### Exercise
Omit the pictures from the entries below and retype everything else exactly.

### Supplied data
=-=-=
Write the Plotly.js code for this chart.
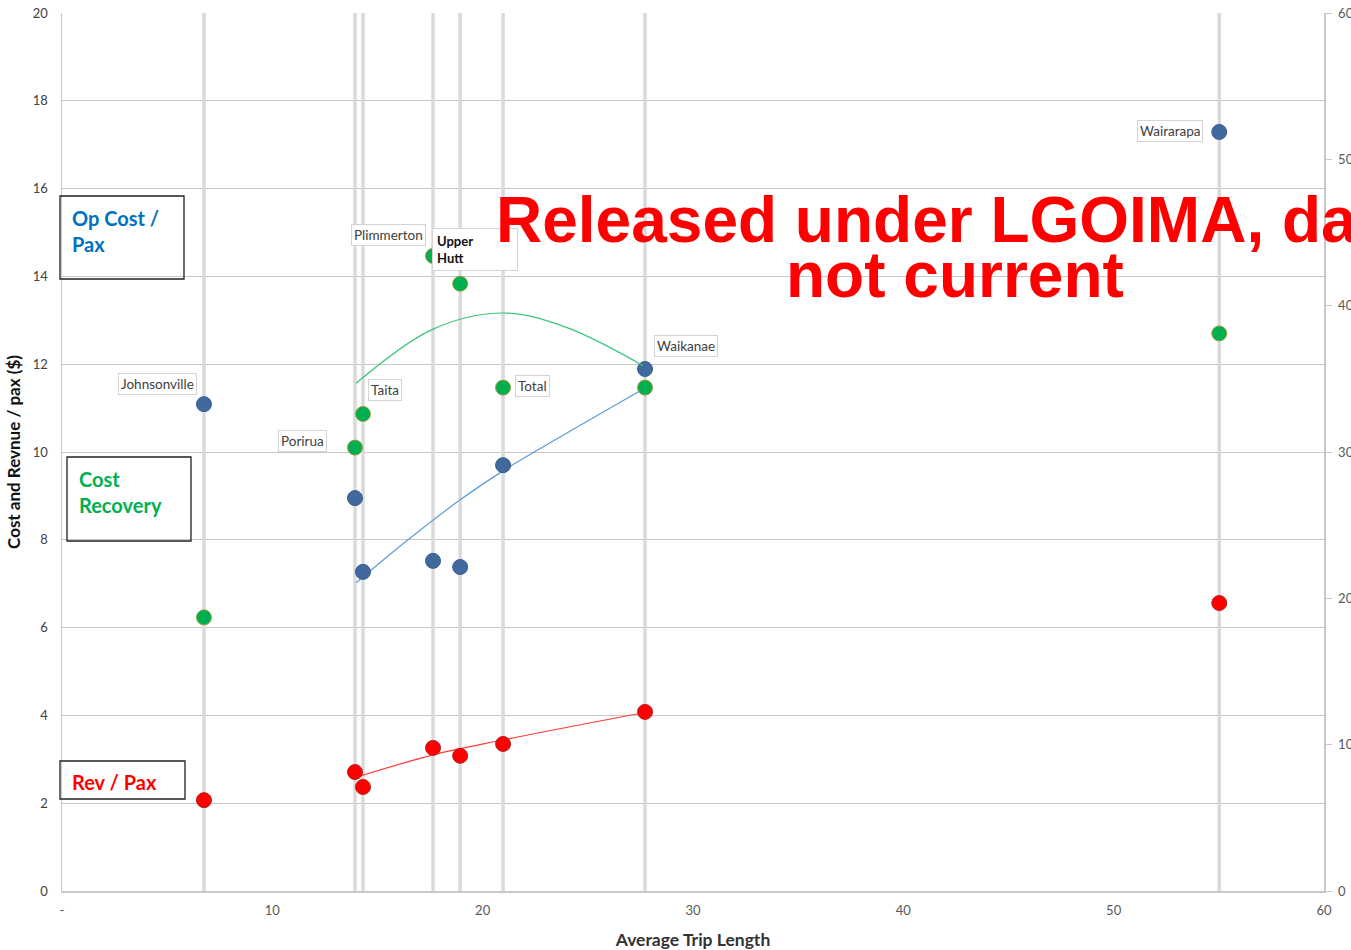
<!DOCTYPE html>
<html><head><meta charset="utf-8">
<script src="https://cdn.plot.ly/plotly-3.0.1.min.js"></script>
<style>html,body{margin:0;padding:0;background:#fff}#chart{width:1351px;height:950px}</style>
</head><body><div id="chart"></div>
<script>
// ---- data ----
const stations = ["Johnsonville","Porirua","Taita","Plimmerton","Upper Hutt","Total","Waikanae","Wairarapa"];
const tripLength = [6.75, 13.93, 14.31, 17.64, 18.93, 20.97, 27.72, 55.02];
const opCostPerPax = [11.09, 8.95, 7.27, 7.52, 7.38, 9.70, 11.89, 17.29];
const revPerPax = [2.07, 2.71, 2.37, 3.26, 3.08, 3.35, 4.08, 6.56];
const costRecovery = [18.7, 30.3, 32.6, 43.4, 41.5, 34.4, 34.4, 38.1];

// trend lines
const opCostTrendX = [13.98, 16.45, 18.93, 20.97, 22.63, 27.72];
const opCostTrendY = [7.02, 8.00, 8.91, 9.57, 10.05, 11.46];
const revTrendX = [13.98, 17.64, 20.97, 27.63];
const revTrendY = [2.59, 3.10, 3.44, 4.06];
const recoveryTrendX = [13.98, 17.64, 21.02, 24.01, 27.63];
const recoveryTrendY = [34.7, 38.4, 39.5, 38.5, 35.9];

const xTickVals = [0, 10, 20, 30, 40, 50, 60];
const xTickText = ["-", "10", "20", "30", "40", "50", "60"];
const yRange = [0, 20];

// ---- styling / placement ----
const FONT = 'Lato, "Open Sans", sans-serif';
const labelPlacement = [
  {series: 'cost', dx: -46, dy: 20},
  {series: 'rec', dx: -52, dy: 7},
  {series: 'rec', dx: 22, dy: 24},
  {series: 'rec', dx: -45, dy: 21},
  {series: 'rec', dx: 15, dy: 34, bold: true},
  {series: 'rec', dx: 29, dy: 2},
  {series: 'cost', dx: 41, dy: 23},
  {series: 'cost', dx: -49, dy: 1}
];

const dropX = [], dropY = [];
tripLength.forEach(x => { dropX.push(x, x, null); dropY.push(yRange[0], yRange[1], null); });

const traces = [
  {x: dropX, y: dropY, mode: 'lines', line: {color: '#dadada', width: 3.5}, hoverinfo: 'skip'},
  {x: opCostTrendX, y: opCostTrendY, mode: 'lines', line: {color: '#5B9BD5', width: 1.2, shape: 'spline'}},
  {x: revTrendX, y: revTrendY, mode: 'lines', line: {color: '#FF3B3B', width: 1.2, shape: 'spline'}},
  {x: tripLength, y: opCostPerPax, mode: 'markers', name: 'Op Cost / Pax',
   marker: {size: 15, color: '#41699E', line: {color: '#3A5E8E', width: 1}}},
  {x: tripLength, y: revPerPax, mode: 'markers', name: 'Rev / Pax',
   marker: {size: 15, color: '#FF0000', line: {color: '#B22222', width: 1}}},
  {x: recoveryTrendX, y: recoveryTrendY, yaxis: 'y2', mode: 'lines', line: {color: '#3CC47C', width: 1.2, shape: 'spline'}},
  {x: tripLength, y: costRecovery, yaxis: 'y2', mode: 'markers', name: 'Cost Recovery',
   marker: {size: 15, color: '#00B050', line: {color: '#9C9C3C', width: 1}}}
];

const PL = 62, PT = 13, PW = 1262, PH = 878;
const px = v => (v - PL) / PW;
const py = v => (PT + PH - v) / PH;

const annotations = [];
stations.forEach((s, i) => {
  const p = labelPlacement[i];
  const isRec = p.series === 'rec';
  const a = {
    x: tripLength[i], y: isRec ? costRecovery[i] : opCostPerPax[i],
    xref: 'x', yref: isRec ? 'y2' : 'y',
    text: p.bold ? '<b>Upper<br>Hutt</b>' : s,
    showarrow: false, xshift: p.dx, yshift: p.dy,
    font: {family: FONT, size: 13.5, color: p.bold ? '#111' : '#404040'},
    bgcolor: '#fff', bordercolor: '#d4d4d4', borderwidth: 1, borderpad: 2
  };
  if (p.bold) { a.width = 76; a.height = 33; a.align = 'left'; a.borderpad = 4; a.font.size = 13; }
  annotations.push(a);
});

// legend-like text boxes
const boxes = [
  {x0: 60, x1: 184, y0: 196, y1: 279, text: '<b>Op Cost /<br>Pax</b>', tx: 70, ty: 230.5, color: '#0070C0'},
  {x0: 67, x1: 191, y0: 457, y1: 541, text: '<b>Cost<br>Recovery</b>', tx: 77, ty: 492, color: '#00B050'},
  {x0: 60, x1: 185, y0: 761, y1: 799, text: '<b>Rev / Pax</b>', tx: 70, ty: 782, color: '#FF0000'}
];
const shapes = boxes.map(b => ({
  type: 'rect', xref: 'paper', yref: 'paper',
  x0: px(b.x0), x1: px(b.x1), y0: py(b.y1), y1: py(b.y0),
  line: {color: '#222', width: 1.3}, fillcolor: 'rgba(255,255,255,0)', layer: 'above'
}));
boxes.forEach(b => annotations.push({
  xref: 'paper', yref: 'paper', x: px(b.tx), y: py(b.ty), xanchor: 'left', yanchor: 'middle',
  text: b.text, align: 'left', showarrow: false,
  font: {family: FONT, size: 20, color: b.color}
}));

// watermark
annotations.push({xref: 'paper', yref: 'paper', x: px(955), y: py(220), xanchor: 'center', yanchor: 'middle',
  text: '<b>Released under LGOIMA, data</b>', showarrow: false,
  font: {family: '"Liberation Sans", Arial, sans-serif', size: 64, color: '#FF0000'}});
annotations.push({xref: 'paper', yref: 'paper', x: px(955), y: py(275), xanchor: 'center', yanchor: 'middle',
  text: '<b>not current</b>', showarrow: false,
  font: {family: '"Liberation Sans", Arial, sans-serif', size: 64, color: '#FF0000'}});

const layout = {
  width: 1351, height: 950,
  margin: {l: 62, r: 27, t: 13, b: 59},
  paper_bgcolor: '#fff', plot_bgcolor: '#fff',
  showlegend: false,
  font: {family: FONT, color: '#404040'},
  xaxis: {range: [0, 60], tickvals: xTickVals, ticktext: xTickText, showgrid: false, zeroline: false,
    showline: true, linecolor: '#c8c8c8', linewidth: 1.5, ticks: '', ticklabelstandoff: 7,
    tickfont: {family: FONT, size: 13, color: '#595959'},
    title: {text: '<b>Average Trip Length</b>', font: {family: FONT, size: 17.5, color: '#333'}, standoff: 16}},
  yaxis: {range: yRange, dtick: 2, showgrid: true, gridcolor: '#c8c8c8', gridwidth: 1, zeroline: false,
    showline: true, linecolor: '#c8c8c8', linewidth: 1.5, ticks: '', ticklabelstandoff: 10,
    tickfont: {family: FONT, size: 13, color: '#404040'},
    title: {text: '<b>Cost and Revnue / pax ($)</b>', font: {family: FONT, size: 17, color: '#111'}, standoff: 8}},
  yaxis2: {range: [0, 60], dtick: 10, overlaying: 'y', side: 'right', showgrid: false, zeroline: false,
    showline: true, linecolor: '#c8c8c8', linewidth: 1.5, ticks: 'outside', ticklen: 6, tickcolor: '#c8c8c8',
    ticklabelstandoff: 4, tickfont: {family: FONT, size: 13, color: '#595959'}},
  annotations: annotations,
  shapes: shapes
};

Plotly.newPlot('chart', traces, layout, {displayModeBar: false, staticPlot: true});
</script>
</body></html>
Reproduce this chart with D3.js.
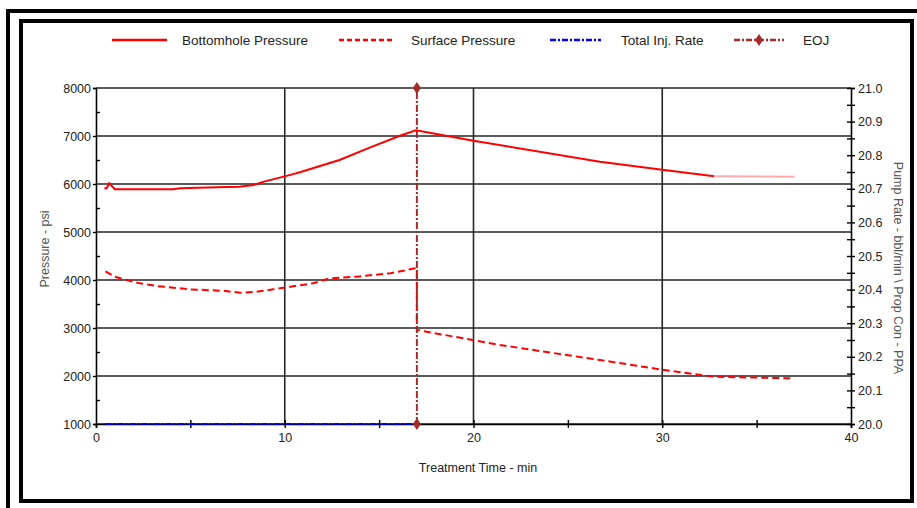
=-=-=
### Exercise answer
Write the Plotly.js code for this chart.
<!DOCTYPE html>
<html><head><meta charset="utf-8">
<script src="https://cdn.plot.ly/plotly-3.0.1.min.js"></script>
<style>html,body{margin:0;padding:0;background:#fff}#chart{width:1351px;height:950px}</style>
</head><body><div id="chart"></div>
<script>
// ---- data ----
const stations = ["Johnsonville","Porirua","Taita","Plimmerton","Upper Hutt","Total","Waikanae","Wairarapa"];
const tripLength = [6.75, 13.93, 14.31, 17.64, 18.93, 20.97, 27.72, 55.02];
const opCostPerPax = [11.09, 8.95, 7.27, 7.52, 7.38, 9.70, 11.89, 17.29];
const revPerPax = [2.07, 2.71, 2.37, 3.26, 3.08, 3.35, 4.08, 6.56];
const costRecovery = [18.7, 30.3, 32.6, 43.4, 41.5, 34.4, 34.4, 38.1];

// trend lines
const opCostTrendX = [13.98, 16.45, 18.93, 20.97, 22.63, 27.72];
const opCostTrendY = [7.02, 8.00, 8.91, 9.57, 10.05, 11.46];
const revTrendX = [13.98, 17.64, 20.97, 27.63];
const revTrendY = [2.59, 3.10, 3.44, 4.06];
const recoveryTrendX = [13.98, 17.64, 21.02, 24.01, 27.63];
const recoveryTrendY = [34.7, 38.4, 39.5, 38.5, 35.9];

const xTickVals = [0, 10, 20, 30, 40, 50, 60];
const xTickText = ["-", "10", "20", "30", "40", "50", "60"];
const yRange = [0, 20];

// ---- styling / placement ----
const FONT = 'Lato, "Open Sans", sans-serif';
const labelPlacement = [
  {series: 'cost', dx: -46, dy: 20},
  {series: 'rec', dx: -52, dy: 7},
  {series: 'rec', dx: 22, dy: 24},
  {series: 'rec', dx: -45, dy: 21},
  {series: 'rec', dx: 15, dy: 34, bold: true},
  {series: 'rec', dx: 29, dy: 2},
  {series: 'cost', dx: 41, dy: 23},
  {series: 'cost', dx: -49, dy: 1}
];

const dropX = [], dropY = [];
tripLength.forEach(x => { dropX.push(x, x, null); dropY.push(yRange[0], yRange[1], null); });

const traces = [
  {x: dropX, y: dropY, mode: 'lines', line: {color: '#dadada', width: 3.5}, hoverinfo: 'skip'},
  {x: opCostTrendX, y: opCostTrendY, mode: 'lines', line: {color: '#5B9BD5', width: 1.2, shape: 'spline'}},
  {x: revTrendX, y: revTrendY, mode: 'lines', line: {color: '#FF3B3B', width: 1.2, shape: 'spline'}},
  {x: tripLength, y: opCostPerPax, mode: 'markers', name: 'Op Cost / Pax',
   marker: {size: 15, color: '#41699E', line: {color: '#3A5E8E', width: 1}}},
  {x: tripLength, y: revPerPax, mode: 'markers', name: 'Rev / Pax',
   marker: {size: 15, color: '#FF0000', line: {color: '#B22222', width: 1}}},
  {x: recoveryTrendX, y: recoveryTrendY, yaxis: 'y2', mode: 'lines', line: {color: '#3CC47C', width: 1.2, shape: 'spline'}},
  {x: tripLength, y: costRecovery, yaxis: 'y2', mode: 'markers', name: 'Cost Recovery',
   marker: {size: 15, color: '#00B050', line: {color: '#9C9C3C', width: 1}}}
];

const PL = 62, PT = 13, PW = 1262, PH = 878;
const px = v => (v - PL) / PW;
const py = v => (PT + PH - v) / PH;

const annotations = [];
stations.forEach((s, i) => {
  const p = labelPlacement[i];
  const isRec = p.series === 'rec';
  const a = {
    x: tripLength[i], y: isRec ? costRecovery[i] : opCostPerPax[i],
    xref: 'x', yref: isRec ? 'y2' : 'y',
    text: p.bold ? '<b>Upper<br>Hutt</b>' : s,
    showarrow: false, xshift: p.dx, yshift: p.dy,
    font: {family: FONT, size: 13.5, color: p.bold ? '#111' : '#404040'},
    bgcolor: '#fff', bordercolor: '#d4d4d4', borderwidth: 1, borderpad: 2
  };
  if (p.bold) { a.width = 76; a.height = 33; a.align = 'left'; a.borderpad = 4; a.font.size = 13; }
  annotations.push(a);
});

// legend-like text boxes
const boxes = [
  {x0: 60, x1: 184, y0: 196, y1: 279, text: '<b>Op Cost /<br>Pax</b>', tx: 70, ty: 230.5, color: '#0070C0'},
  {x0: 67, x1: 191, y0: 457, y1: 541, text: '<b>Cost<br>Recovery</b>', tx: 77, ty: 492, color: '#00B050'},
  {x0: 60, x1: 185, y0: 761, y1: 799, text: '<b>Rev / Pax</b>', tx: 70, ty: 782, color: '#FF0000'}
];
const shapes = boxes.map(b => ({
  type: 'rect', xref: 'paper', yref: 'paper',
  x0: px(b.x0), x1: px(b.x1), y0: py(b.y1), y1: py(b.y0),
  line: {color: '#222', width: 1.3}, fillcolor: 'rgba(255,255,255,0)', layer: 'above'
}));
boxes.forEach(b => annotations.push({
  xref: 'paper', yref: 'paper', x: px(b.tx), y: py(b.ty), xanchor: 'left', yanchor: 'middle',
  text: b.text, align: 'left', showarrow: false,
  font: {family: FONT, size: 20, color: b.color}
}));

// watermark
annotations.push({xref: 'paper', yref: 'paper', x: px(955), y: py(220), xanchor: 'center', yanchor: 'middle',
  text: '<b>Released under LGOIMA, data</b>', showarrow: false,
  font: {family: '"Liberation Sans", Arial, sans-serif', size: 64, color: '#FF0000'}});
annotations.push({xref: 'paper', yref: 'paper', x: px(955), y: py(275), xanchor: 'center', yanchor: 'middle',
  text: '<b>not current</b>', showarrow: false,
  font: {family: '"Liberation Sans", Arial, sans-serif', size: 64, color: '#FF0000'}});

const layout = {
  width: 1351, height: 950,
  margin: {l: 62, r: 27, t: 13, b: 59},
  paper_bgcolor: '#fff', plot_bgcolor: '#fff',
  showlegend: false,
  font: {family: FONT, color: '#404040'},
  xaxis: {range: [0, 60], tickvals: xTickVals, ticktext: xTickText, showgrid: false, zeroline: false,
    showline: true, linecolor: '#c8c8c8', linewidth: 1.5, ticks: '', ticklabelstandoff: 7,
    tickfont: {family: FONT, size: 13, color: '#595959'},
    title: {text: '<b>Average Trip Length</b>', font: {family: FONT, size: 17.5, color: '#333'}, standoff: 16}},
  yaxis: {range: yRange, dtick: 2, showgrid: true, gridcolor: '#c8c8c8', gridwidth: 1, zeroline: false,
    showline: true, linecolor: '#c8c8c8', linewidth: 1.5, ticks: '', ticklabelstandoff: 10,
    tickfont: {family: FONT, size: 13, color: '#404040'},
    title: {text: '<b>Cost and Revnue / pax ($)</b>', font: {family: FONT, size: 17, color: '#111'}, standoff: 8}},
  yaxis2: {range: [0, 60], dtick: 10, overlaying: 'y', side: 'right', showgrid: false, zeroline: false,
    showline: true, linecolor: '#c8c8c8', linewidth: 1.5, ticks: 'outside', ticklen: 6, tickcolor: '#c8c8c8',
    ticklabelstandoff: 4, tickfont: {family: FONT, size: 13, color: '#595959'}},
  annotations: annotations,
  shapes: shapes
};

Plotly.newPlot('chart', traces, layout, {displayModeBar: false, staticPlot: true});
</script>
</body></html>
Reproduce this chart with D3.js.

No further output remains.